# Ganze Web-Seiten herunterladen



## gavanaa (24. Oktober 2003)

Hi,

und zwar hab ich eine Webseite die ich dringend auf CD haben will! Ich weiß nur nicht wie ich sie ganz herunteralden kann,
d.h. mit Dateien, links und alles was dazu gehört.
Ich habs schon mit dem ie probiert (offline verfügbar machen), das geht da aber auch nicht so ganz richtig.
gibts dafür irgend ein Programm?



p.s.: das ist die seite ----->  Teles 

vielen dank


----------



## lohokla (27. Oktober 2003)

Ich benutze dafür die shareware WEBzip.

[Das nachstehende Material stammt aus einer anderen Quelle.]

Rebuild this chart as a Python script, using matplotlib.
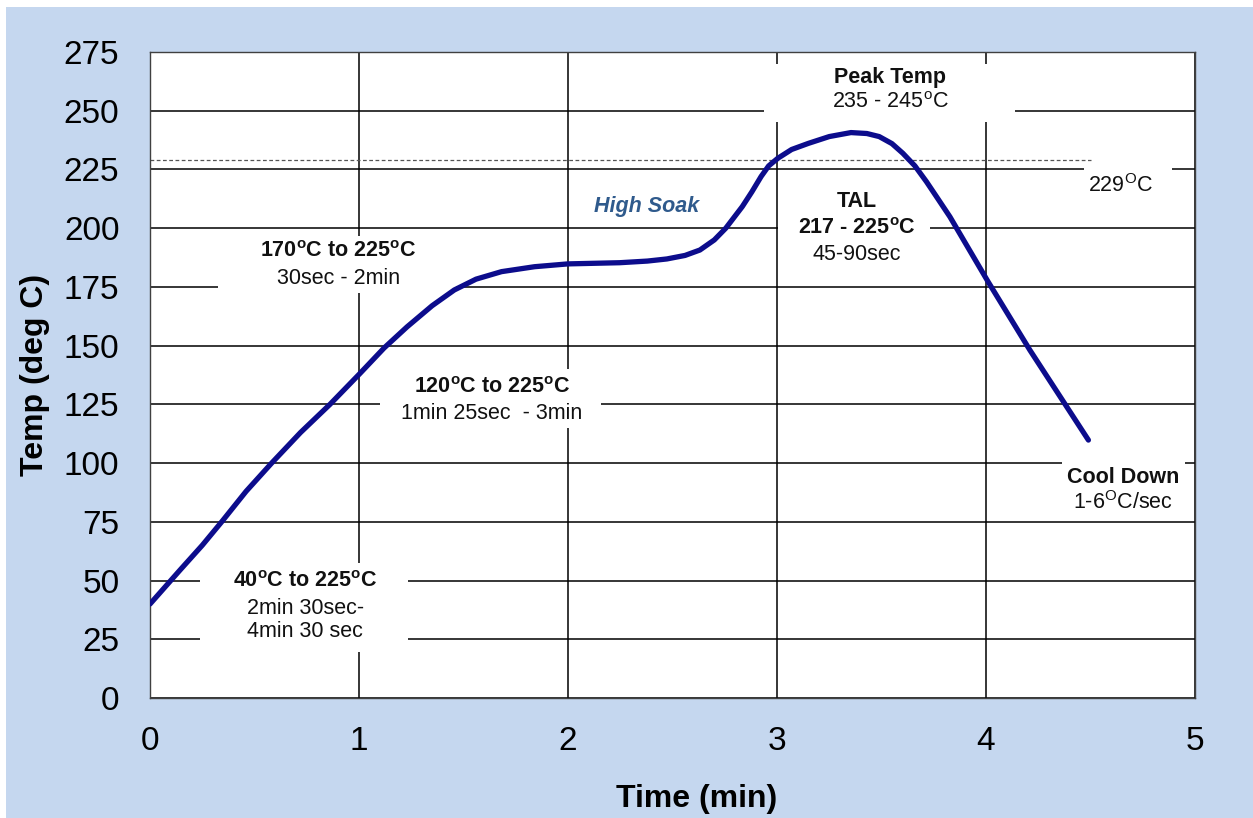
import matplotlib
matplotlib.use("Agg")
import matplotlib.pyplot as plt
from matplotlib.patches import Rectangle

plt.rcParams.update({
    'font.family': ['Liberation Sans', 'DejaVu Sans'],
    'mathtext.fontset': 'custom',
    'mathtext.rm': 'Liberation Sans',
    'mathtext.bf': 'Liberation Sans:bold',
    'mathtext.it': 'Liberation Sans:italic',
})

# reflow profile
time_min = [0, 0.144, 0.25, 0.343, 0.46, 0.582, 0.72, 0.861, 1.005, 1.12, 1.23,
            1.35, 1.456, 1.56, 1.682, 1.84, 2.0, 2.247, 2.38, 2.473, 2.56, 2.631, 2.7,
            2.755, 2.834, 2.88, 2.924, 2.96, 3.003, 3.07, 3.15, 3.25, 3.354, 3.43,
            3.489, 3.55, 3.602, 3.66, 3.715, 3.77, 3.827, 4.008, 4.21, 4.49]
temp_c = [40, 54.5, 65, 75, 88, 100, 113, 125, 138.2, 149, 158,
          167, 173.7, 178.3, 181.5, 183.6, 184.8, 185.3, 186, 186.9, 188.4, 190.7, 195,
          200, 209.2, 215.5, 222, 226.5, 229.7, 233.5, 236.1, 239, 240.7, 240.3,
          239, 236, 231.9, 226.5, 219.8, 212.5, 204.9, 177.5, 148.1, 109.8]
tal_line = 229
tal_end = 4.5

x_ticks = [0, 1, 2, 3, 4, 5]
y_ticks = list(range(0, 276, 25))

BG = "#c5d7ef"
NAVY = "#0c0c8c"

fig = plt.figure(figsize=(12.53, 8.18), dpi=100)
fig.set_facecolor("white")
bg = Rectangle((6 / 1253, 0), 1, 1 - 7 / 818, transform=fig.transFigure,
               facecolor=BG, edgecolor="none", zorder=-10)
fig.add_artist(bg)

ax = fig.add_axes([150 / 1253, 1 - 698 / 818, 1045 / 1253, 646 / 818])
ax.set_facecolor("white")
ax.set_xlim(0, 5)
ax.set_ylim(0, 275)
ax.set_xticks(x_ticks)
ax.set_yticks(y_ticks)
ax.tick_params(length=0, labelsize=24, pad=20)
ax.tick_params(axis='y', pad=22)
ax.grid(True, color="black", linewidth=1.1, zorder=0.5)
ax.set_axisbelow(True)
for sp in ax.spines.values():
    sp.set_color("#404040")
    sp.set_linewidth(1.0)

ax.set_xlabel("Time (min)", fontsize=23, fontweight='bold')
ax.set_ylabel("Temp (deg C)", fontsize=23, fontweight='bold')
ax.xaxis.set_label_coords(0.523, -0.133)
ax.yaxis.set_label_coords(-0.096, 0.5)

# white blocks behind the annotations (hide grid lines)
boxes = [
    (0.325, 172.5, 1.14, 24),
    (1.10, 115, 1.06, 25),
    (0.24, 19.5, 0.995, 38),
    (2.94, 245, 1.20, 25),
    (3.005, 184, 0.725, 34),
    (4.47, 212, 0.42, 14.5),
    (4.364, 77, 0.59, 24),
]
for bx, by, bw, bh in boxes:
    ax.add_patch(Rectangle((bx, by), bw, bh, facecolor="white", edgecolor="none", zorder=1.5))

ax.plot([0, tal_end], [tal_line, tal_line], linestyle=(0, (3, 2)), color="#555555",
        linewidth=0.9, zorder=2)
ax.plot(time_min, temp_c, color=NAVY, linewidth=3.8, solid_capstyle='round',
        solid_joinstyle='round', zorder=3)

fs = 15.5
deg_b = r"$^{\mathbf{o}}$"
deg = r"$^{\mathrm{o}}$"
degO = r"$^{\mathrm{O}}$"


def label(x, y, s, bold=False, **kw):
    ax.text(x, y, s, ha='center', va='center', fontsize=fs,
            fontweight='bold' if bold else 'normal', color=kw.pop('color', '#111111'),
            zorder=4, **kw)


label(0.90, 189.9, "170" + deg_b + "C to 225" + deg_b + "C", bold=True)
label(0.90, 178.4, "30sec - 2min")
label(1.636, 132, "120" + deg_b + "C to 225" + deg_b + "C", bold=True)
label(1.636, 120.9, "1min 25sec  - 3min")
label(0.742, 49.8, "40" + deg_b + "C to 225" + deg_b + "C", bold=True)
label(0.742, 38.3, "2min 30sec-")
label(0.742, 28.1, "4min 30 sec")
label(2.378, 209.4, "High Soak", bold=True, style='italic', color="#2f5a8c")
label(3.54, 264, "Peak Temp", bold=True)
label(3.54, 253.3, "235 - 245" + deg + "C")
label(3.383, 211.2, "TAL", bold=True)
label(3.383, 199.7, "217 - 225" + deg_b + "C", bold=True)
label(3.383, 189, "45-90sec")
label(4.646, 218, "229" + degO + "C")
label(4.656, 93.7, "Cool Down", bold=True)
label(4.656, 83, "1-6" + degO + "C/sec")

fig.savefig("out.png", dpi=100, facecolor=fig.get_facecolor())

Unter google sollten sich aber auch viele andere Programme dazu finden lassen...


----------



## Christian Fein (27. Oktober 2003)

unter unix/linux/windows + cygwin

wget -c htt://www....


----------



## Klon (27. Oktober 2003)

Der Klassiker:
Teleport 

Auch nett:
NetGrabber (http://www.fuzzsoft.com/)

Oder die WGet Portation von Windows
http://studwww.ugent.be/~bpuype/wget/


----------



## kivat (18. November 2003)

Versuche es mit HTTrack Website Copier der ist nicht schlecht.

http://www.httrack.com


----------



## Sinac (19. November 2003)

Yoah, HTTrack kann ich dir auch nur empfehlen!


----------